* [Exercise goal] Quote, without change, all of the lines that follow.

* [Information given]
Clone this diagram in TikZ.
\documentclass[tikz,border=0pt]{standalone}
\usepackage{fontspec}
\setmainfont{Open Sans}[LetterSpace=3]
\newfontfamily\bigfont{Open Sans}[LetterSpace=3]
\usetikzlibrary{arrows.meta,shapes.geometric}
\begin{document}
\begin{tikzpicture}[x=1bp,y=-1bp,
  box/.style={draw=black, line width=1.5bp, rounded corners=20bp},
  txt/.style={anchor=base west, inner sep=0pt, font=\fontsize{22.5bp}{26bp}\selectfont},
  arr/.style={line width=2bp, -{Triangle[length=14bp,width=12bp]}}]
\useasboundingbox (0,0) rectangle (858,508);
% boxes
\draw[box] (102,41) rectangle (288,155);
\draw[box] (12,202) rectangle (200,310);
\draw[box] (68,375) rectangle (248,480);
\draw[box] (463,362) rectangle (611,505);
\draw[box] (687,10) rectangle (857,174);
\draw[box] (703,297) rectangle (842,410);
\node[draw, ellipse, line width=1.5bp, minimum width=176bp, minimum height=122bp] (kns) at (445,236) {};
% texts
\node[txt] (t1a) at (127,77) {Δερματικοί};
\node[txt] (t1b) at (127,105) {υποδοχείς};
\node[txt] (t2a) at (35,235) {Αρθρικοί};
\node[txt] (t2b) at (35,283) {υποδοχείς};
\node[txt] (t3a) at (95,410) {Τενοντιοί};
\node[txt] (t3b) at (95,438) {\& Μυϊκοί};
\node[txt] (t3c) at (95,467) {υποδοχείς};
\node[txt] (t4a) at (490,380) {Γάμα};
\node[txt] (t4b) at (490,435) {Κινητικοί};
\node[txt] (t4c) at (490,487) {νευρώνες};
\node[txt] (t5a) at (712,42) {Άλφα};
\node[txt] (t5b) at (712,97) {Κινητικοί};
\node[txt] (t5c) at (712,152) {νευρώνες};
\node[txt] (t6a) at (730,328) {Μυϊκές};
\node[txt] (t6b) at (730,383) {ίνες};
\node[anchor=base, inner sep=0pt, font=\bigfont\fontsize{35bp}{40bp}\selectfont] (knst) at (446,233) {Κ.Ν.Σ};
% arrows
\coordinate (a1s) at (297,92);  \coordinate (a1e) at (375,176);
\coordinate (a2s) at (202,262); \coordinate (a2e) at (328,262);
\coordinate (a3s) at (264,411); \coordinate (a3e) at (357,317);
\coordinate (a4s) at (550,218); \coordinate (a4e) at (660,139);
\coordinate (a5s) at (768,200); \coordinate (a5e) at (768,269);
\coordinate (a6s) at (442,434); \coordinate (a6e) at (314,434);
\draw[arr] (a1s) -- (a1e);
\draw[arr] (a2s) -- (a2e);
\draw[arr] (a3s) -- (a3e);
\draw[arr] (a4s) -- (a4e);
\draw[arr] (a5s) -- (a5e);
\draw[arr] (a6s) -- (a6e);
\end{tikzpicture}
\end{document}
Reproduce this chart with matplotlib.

* [Solution for this problem]
Clone this diagram in TikZ.
\documentclass[tikz,border=0pt]{standalone}
\usepackage{fontspec}
\setmainfont{Open Sans}[LetterSpace=3]
\newfontfamily\bigfont{Open Sans}[LetterSpace=3]
\usetikzlibrary{arrows.meta,shapes.geometric}
\begin{document}
\begin{tikzpicture}[x=1bp,y=-1bp,
  box/.style={draw=black, line width=1.5bp, rounded corners=20bp},
  txt/.style={anchor=base west, inner sep=0pt, font=\fontsize{22.5bp}{26bp}\selectfont},
  arr/.style={line width=2bp, -{Triangle[length=14bp,width=12bp]}}]
\useasboundingbox (0,0) rectangle (858,508);
% boxes
\draw[box] (102,41) rectangle (288,155);
\draw[box] (12,202) rectangle (200,310);
\draw[box] (68,375) rectangle (248,480);
\draw[box] (463,362) rectangle (611,505);
\draw[box] (687,10) rectangle (857,174);
\draw[box] (703,297) rectangle (842,410);
\node[draw, ellipse, line width=1.5bp, minimum width=176bp, minimum height=122bp] (kns) at (445,236) {};
% texts
\node[txt] (t1a) at (127,77) {Δερματικοί};
\node[txt] (t1b) at (127,105) {υποδοχείς};
\node[txt] (t2a) at (35,235) {Αρθρικοί};
\node[txt] (t2b) at (35,283) {υποδοχείς};
\node[txt] (t3a) at (95,410) {Τενοντιοί};
\node[txt] (t3b) at (95,438) {\& Μυϊκοί};
\node[txt] (t3c) at (95,467) {υποδοχείς};
\node[txt] (t4a) at (490,380) {Γάμα};
\node[txt] (t4b) at (490,435) {Κινητικοί};
\node[txt] (t4c) at (490,487) {νευρώνες};
\node[txt] (t5a) at (712,42) {Άλφα};
\node[txt] (t5b) at (712,97) {Κινητικοί};
\node[txt] (t5c) at (712,152) {νευρώνες};
\node[txt] (t6a) at (730,328) {Μυϊκές};
\node[txt] (t6b) at (730,383) {ίνες};
\node[anchor=base, inner sep=0pt, font=\bigfont\fontsize{35bp}{40bp}\selectfont] (knst) at (446,233) {Κ.Ν.Σ};
% arrows
\coordinate (a1s) at (297,92);  \coordinate (a1e) at (375,176);
\coordinate (a2s) at (202,262); \coordinate (a2e) at (328,262);
\coordinate (a3s) at (264,411); \coordinate (a3e) at (357,317);
\coordinate (a4s) at (550,218); \coordinate (a4e) at (660,139);
\coordinate (a5s) at (768,200); \coordinate (a5e) at (768,269);
\coordinate (a6s) at (442,434); \coordinate (a6e) at (314,434);
\draw[arr] (a1s) -- (a1e);
\draw[arr] (a2s) -- (a2e);
\draw[arr] (a3s) -- (a3e);
\draw[arr] (a4s) -- (a4e);
\draw[arr] (a5s) -- (a5e);
\draw[arr] (a6s) -- (a6e);
\end{tikzpicture}
\end{document}
Reproduce this chart with matplotlib.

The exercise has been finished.